L’Ami Louis, 32, rue du Vertbois, IIIe. Tél.: 01 48 87 77 48.
9. Le Flore
C’est sans doute ce que nous réserve de mieux la rive gauche. Une exposition identique à celle du Bonaparte et des Deux Magots (pour mémoire, Sénéquier à Saint-Tropez est plié de la même façon) avec soleil pour le petit déjeuner et coucher pour l’apéro. Coincé entre deux librairies, épaulé par un club de nuit (Le Montana), le Flore n’a plus qu’à croiser les jambes, qu’il a souvent fort jolies. Si le premier étage est le repaire des faux planqués, la terrasse a ses amateurs pour sans doute un défilé unique au monde: les Parisiens et les Parisiennes et leur désinvolture, leur faux-semblant et leur émoi. À qui sait picorer sereinement, il y a là une pâture hautement civilisée. Le vin blanc est servi froid (parfait), le croissant a du mou dans la corne mais les salades sont spirituelles (le club sandwich sans pain de mie) et les pâtisseries se sont améliorées. Restent les rires et les conversations: inégalables.
Le Flore, 172, bd Saint-Germain, VIe. Tél.: 01 45 48 55 26.
10. Le Petit Vendôme
Quoi qu’on en dise, le sandwich reste l’une des armoiries de la gastronomie parisienne. Mais hélas, il est de plus en difficile d’en trouver d’épatants, de dignes. Balt (15, rue Monsigny, IIe) certes et ici et là des tentatives honnêtes mais l’un de nos préférés reste celui du Petit Vendôme, à deux pas de la colonne.
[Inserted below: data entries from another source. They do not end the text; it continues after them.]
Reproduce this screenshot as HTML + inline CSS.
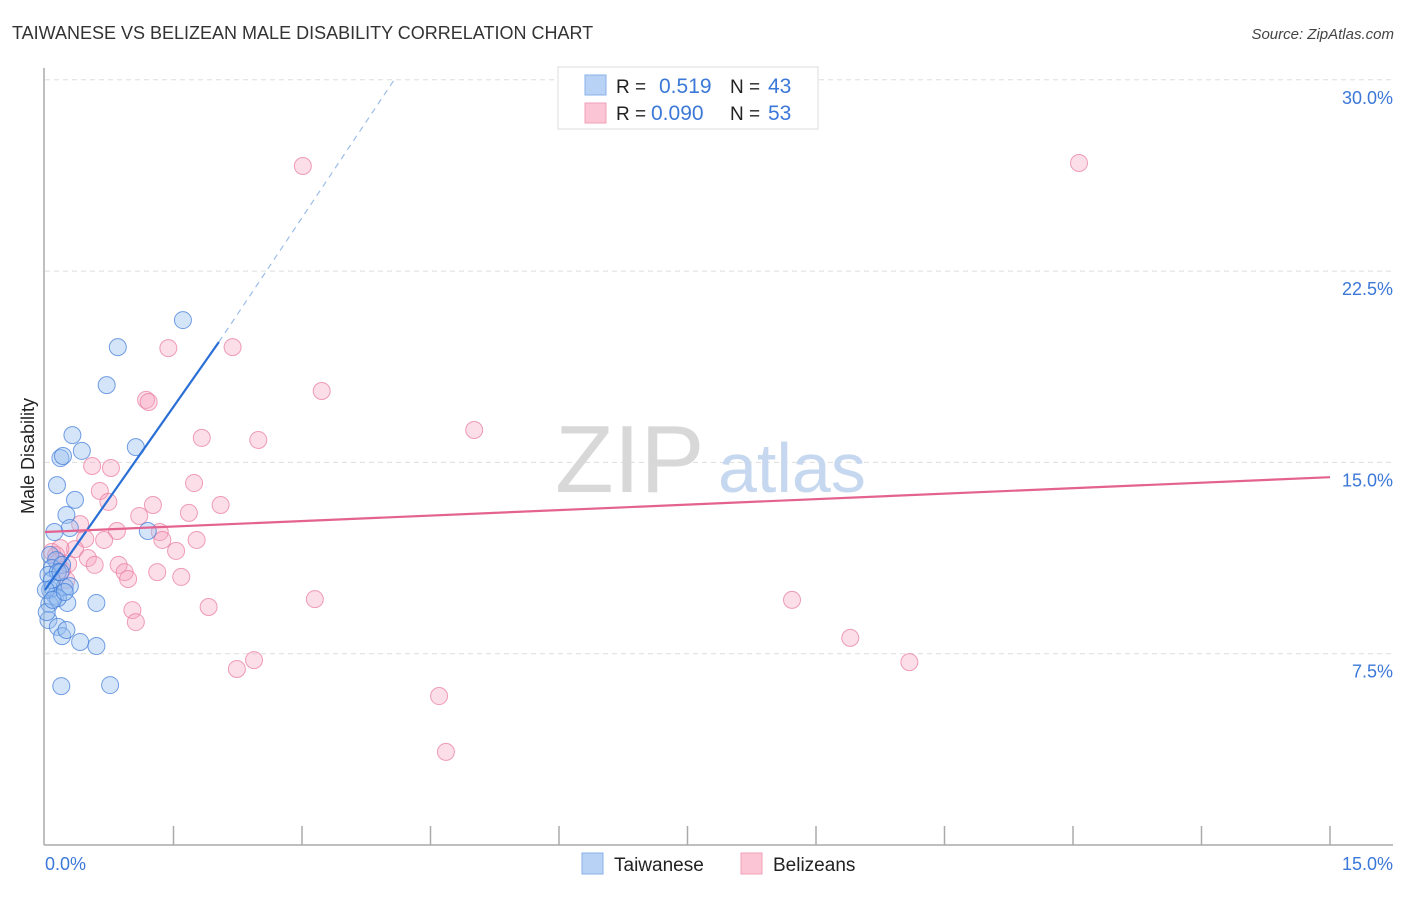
<!DOCTYPE html>
<html><head><meta charset="utf-8"><style>
body{margin:0;background:#fff;font-family:"Liberation Sans",sans-serif;}
svg text{font-family:"Liberation Sans",sans-serif;}
</style></head><body>
<svg id="chart" width="1406" height="892" xmlns="http://www.w3.org/2000/svg">
<text x="12" y="39" font-size="18" fill="#333">TAIWANESE VS BELIZEAN MALE DISABILITY CORRELATION CHART</text>
<text x="1394" y="39" font-size="15" fill="#444" text-anchor="end" font-style="italic">Source: ZipAtlas.com</text>
<g id="grid"></g>
<text x="555" y="492" font-size="96" fill="#d8d8d8" font-family="Liberation Serif,serif">ZIP</text>
<text x="718" y="492" font-size="70" fill="#c6d8ef">atlas</text>
<line x1="44" y1="68" x2="44" y2="845" stroke="#aaa" stroke-width="1.5"/>
<line x1="44" y1="845" x2="1393" y2="845" stroke="#aaa" stroke-width="1.5"/>
<g id="ticks"></g>
<g id="pts"></g>
<g id="trends"></g>
<text transform="translate(34,456) rotate(-90)" font-size="18" fill="#222" text-anchor="middle">Male Disability</text>
<text x="45" y="870" font-size="18" fill="#3b78d8">0.0%</text>
<text x="1393" y="870" font-size="18" fill="#3b78d8" text-anchor="end">15.0%</text>
<g>
<rect x="558" y="67" width="260" height="62" fill="#fff" stroke="#ddd"/>
<rect x="585" y="75" width="21" height="20" fill="#b8d2f5" stroke="#8ab0e8"/>
<rect x="585" y="103" width="21" height="20" fill="#fbc5d5" stroke="#f0a0b8"/>
<text x="616" y="93" font-size="19" fill="#222">R =</text><text x="659" y="93" font-size="21" fill="#3b78d8">0.519</text>
<text x="730" y="93" font-size="19" fill="#222">N =</text><text x="768" y="93" font-size="21" fill="#3b78d8">43</text>
<text x="616" y="120" font-size="19" fill="#222">R =</text><text x="651" y="120" font-size="21" fill="#3b78d8">0.090</text>
<text x="730" y="120" font-size="19" fill="#222">N =</text><text x="768" y="120" font-size="21" fill="#3b78d8">53</text>
</g>
<g>
<rect x="582" y="853" width="21" height="21" fill="#b8d2f5" stroke="#8ab0e8"/>
<text x="614" y="871" font-size="19" fill="#222">Taiwanese</text>
<rect x="741" y="853" width="21" height="21" fill="#fbc5d5" stroke="#f0a0b8"/>
<text x="773" y="871" font-size="19" fill="#222">Belizeans</text>
</g>
</svg>
<script>
const yTicks=[7.5,15,22.5,30];
const yTickLabels=["7.5%","15.0%","22.5%","30.0%"];
const blueX=[1.61,0.85,0.72,0.32,0.43,1.06,0.18,0.21,0.14,0.35,0.25,0.29,0.11,1.20,0.06,0.13,0.08,0.20,0.04,0.15,0.06,0.09,0.12,0.23,0.29,0.05,0.26,0.60,0.04,0.15,0.20,0.25,0.41,0.60,0.19,0.76,0.08,0.15,0.01,0.02,0.18,0.09,0.23];
const blueY=[20.58,19.52,18.03,16.07,15.45,15.60,15.17,15.25,14.11,13.53,12.94,12.43,12.27,12.31,11.37,11.17,10.86,10.98,10.59,10.70,10.00,10.08,9.76,10.11,10.15,9.45,9.49,9.49,8.82,8.55,8.19,8.43,7.96,7.80,6.23,6.27,10.39,9.68,10.00,9.13,10.70,9.61,9.92];
const pinkX=[3.01,12.07,1.44,2.19,3.23,1.18,1.21,5.01,1.83,2.49,0.55,0.77,0.64,1.74,0.74,1.26,2.05,1.10,1.68,0.41,0.84,1.34,1.37,0.47,0.69,1.77,1.53,0.35,0.08,0.13,0.18,0.50,0.86,0.58,0.93,0.20,0.27,1.31,1.59,0.97,1.02,1.91,3.15,8.72,1.06,9.40,2.44,2.24,10.09,4.60,4.68,0.15,0.25];
const pinkY=[26.62,26.74,19.48,19.52,17.80,17.45,17.37,16.27,15.96,15.88,14.86,14.78,13.88,14.19,13.45,13.33,13.33,12.90,13.02,12.58,12.31,12.27,11.96,12.00,11.96,11.96,11.53,11.60,11.49,11.37,11.64,11.25,10.98,10.98,10.70,10.78,11.02,10.70,10.51,10.43,9.21,9.33,9.64,9.61,8.74,8.12,7.25,6.90,7.17,5.84,3.65,11.10,10.39];
const blueTrend=[0,10.0,2.03,19.72,4.09,30.07];
const pinkTrend=[0,12.27,15,14.42];
const X=v=>45+v/15*1285, Y=v=>845-v/7.5*191.3;
const NS="http://www.w3.org/2000/svg";
function mk(tag,attrs,parent){const e=document.createElementNS(NS,tag);for(const k in attrs)e.setAttribute(k,attrs[k]);document.getElementById(parent).appendChild(e);return e;}
yTicks.forEach((t,i)=>{
 const l=mk('line',{x1:45,x2:1393,y1:Y(t),y2:Y(t),stroke:'#ddd','stroke-dasharray':'5,4'},'grid');
 
 
 const tx=mk('text',{x:1393,y:Y(t)+24,'font-size':18,fill:'#3b78d8','text-anchor':'end'},'grid');
 tx.textContent=yTickLabels[i];
 
 
});
for(let i=1;i<=10;i++){
 const l=mk('line',{x1:X(i*1.5),x2:X(i*1.5),y1:826,y2:845,stroke:'#aaa','stroke-width':1.5},'ticks');
 
 
}
pinkX.forEach((x,i)=>{
 const c=mk('circle',{cx:X(x),cy:Y(pinkY[i]),r:8.5,fill:'rgba(247,160,188,0.35)',stroke:'rgba(232,120,155,0.7)','stroke-width':1},'pts');
 
 
});
blueX.forEach((x,i)=>{
 const c=mk('circle',{cx:X(x),cy:Y(blueY[i]),r:8.5,fill:'rgba(150,190,240,0.4)',stroke:'rgba(60,120,215,0.7)','stroke-width':1},'pts');
 
 
});
const bl=mk('line',{x1:X(blueTrend[0]),y1:Y(blueTrend[1]),x2:X(blueTrend[2]),y2:Y(blueTrend[3]),stroke:'#2a6fd6','stroke-width':2.2},'trends');


const bd=mk('line',{x1:X(blueTrend[2]),y1:Y(blueTrend[3]),x2:X(blueTrend[4]),y2:Y(blueTrend[5]),stroke:'#9dbde8','stroke-width':1.2,'stroke-dasharray':'6,5'},'trends');


const pl=mk('line',{x1:X(pinkTrend[0]),y1:Y(pinkTrend[1]),x2:X(pinkTrend[2]),y2:Y(pinkTrend[3]),stroke:'#e4628f','stroke-width':2.2},'trends');


</script>
</body></html>
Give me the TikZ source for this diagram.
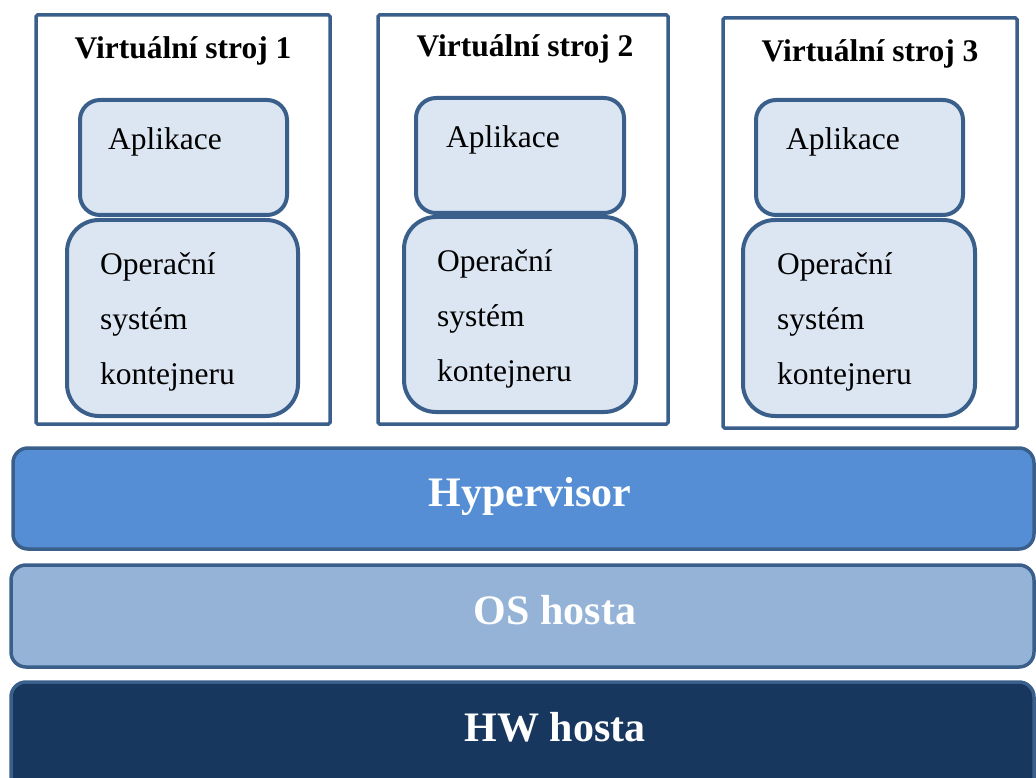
\documentclass[tikz,border=0pt]{standalone}
\usepackage{fontspec}
\setmainfont{Liberation Serif}
\definecolor{edgeblue}{HTML}{3A5F8B}
\definecolor{boxfill}{HTML}{DCE6F2}
\definecolor{hypfill}{HTML}{558ED5}
\definecolor{osfill}{HTML}{95B3D7}
\definecolor{hwfill}{HTML}{17375E}
\tikzset{
  vmbox/.style={draw=edgeblue, line width=3.5pt, fill=white, rounded corners=1.5pt},
  appbox/.style={draw=edgeblue, line width=4pt, fill=boxfill, rounded corners=20pt},
  osbox/.style={draw=edgeblue, line width=4pt, fill=boxfill, rounded corners=32pt},
  layer/.style={draw=edgeblue, line width=3.5pt, rounded corners=15pt},
  vmtitle/.style={anchor=base, inner sep=0pt, font=\fontsize{31.5}{36}\selectfont\bfseries},
  boxtext/.style={anchor=base west, inner sep=0pt, font=\fontsize{31.5}{36}\selectfont},
  layertext/.style={anchor=base, inner sep=0pt, text=white, font=\fontsize{42}{48}\selectfont\bfseries}
}
\begin{document}
\begin{tikzpicture}[x=1pt, y=-1pt]
\useasboundingbox (0,0) rectangle (1036,778);
\clip (0,0) rectangle (1036,778);

% virtual machines: outer frame, application box, container OS box
\path[vmbox] (36,15) rectangle (330,424) coordinate (vm1);
\path[vmbox] (378,15) rectangle (668,424) coordinate (vm2);
\path[vmbox] (723,18) rectangle (1017,428) coordinate (vm3);

\path[appbox] (80,100) rectangle (287,215);
\path[osbox] (67,220) rectangle (298,416);
\path[appbox] (416,98) rectangle (624,213);
\path[osbox] (404,217) rectangle (636,412);
\path[appbox] (756,100) rectangle (963,215);
\path[osbox] (743,220) rectangle (975,416);

% titles
\node[vmtitle] (t1) at (183,59) {Virtuální stroj 1};
\node[vmtitle] (t2) at (525,57) {Virtuální stroj 2};
\node[vmtitle] (t3) at (870,62) {Virtuální stroj 3};

% box texts
\node[boxtext] (a1) at (108,150) {Aplikace};
\node[boxtext] (a2) at (446,148) {Aplikace};
\node[boxtext] (a3) at (786,150) {Aplikace};

\node[boxtext] (o1a) at (100,274) {Operační};
\node[boxtext] (o1b) at (100,329) {systém};
\node[boxtext] (o1c) at (100,384) {kontejneru};
\node[boxtext] (o2a) at (437,271) {Operační};
\node[boxtext] (o2b) at (437,326) {systém};
\node[boxtext] (o2c) at (437,381) {kontejneru};
\node[boxtext] (o3a) at (777,274) {Operační};
\node[boxtext] (o3b) at (777,329) {systém};
\node[boxtext] (o3c) at (777,384) {kontejneru};

% host layers
\path[layer, fill=hypfill] (13,448) rectangle (1034,549);
\path[layer, fill=osfill] (11,565) rectangle (1034,667);
\path[layer, fill=hwfill] (11,682) rectangle (1034,800);

\node[layertext] (hyp) at (530,506) {Hypervisor};
\node[layertext] (os) at (555,624) {OS hosta};
\node[layertext] (hw) at (555,741) {HW hosta};
\end{tikzpicture}
\end{document}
La baguette a une classe pas possible (fournisseur: Julien) et les produits jouent le terroir: jambons, rillettes, pâtés, bleus d’Auvergne. La force et la dimension unique du Petit Vendôme, c’est aussi une ambiance très parigote avec les cadres et les employés du coin jouant la gouaille et l’aplomb dans une poétique délicieuse, où les commandes passent comme des mots magiques: «le bleu du jour». Rare.
Le Petit Vendôme, 8, rue des Capucines, IIe. Tél.: 01 42 61 05 88.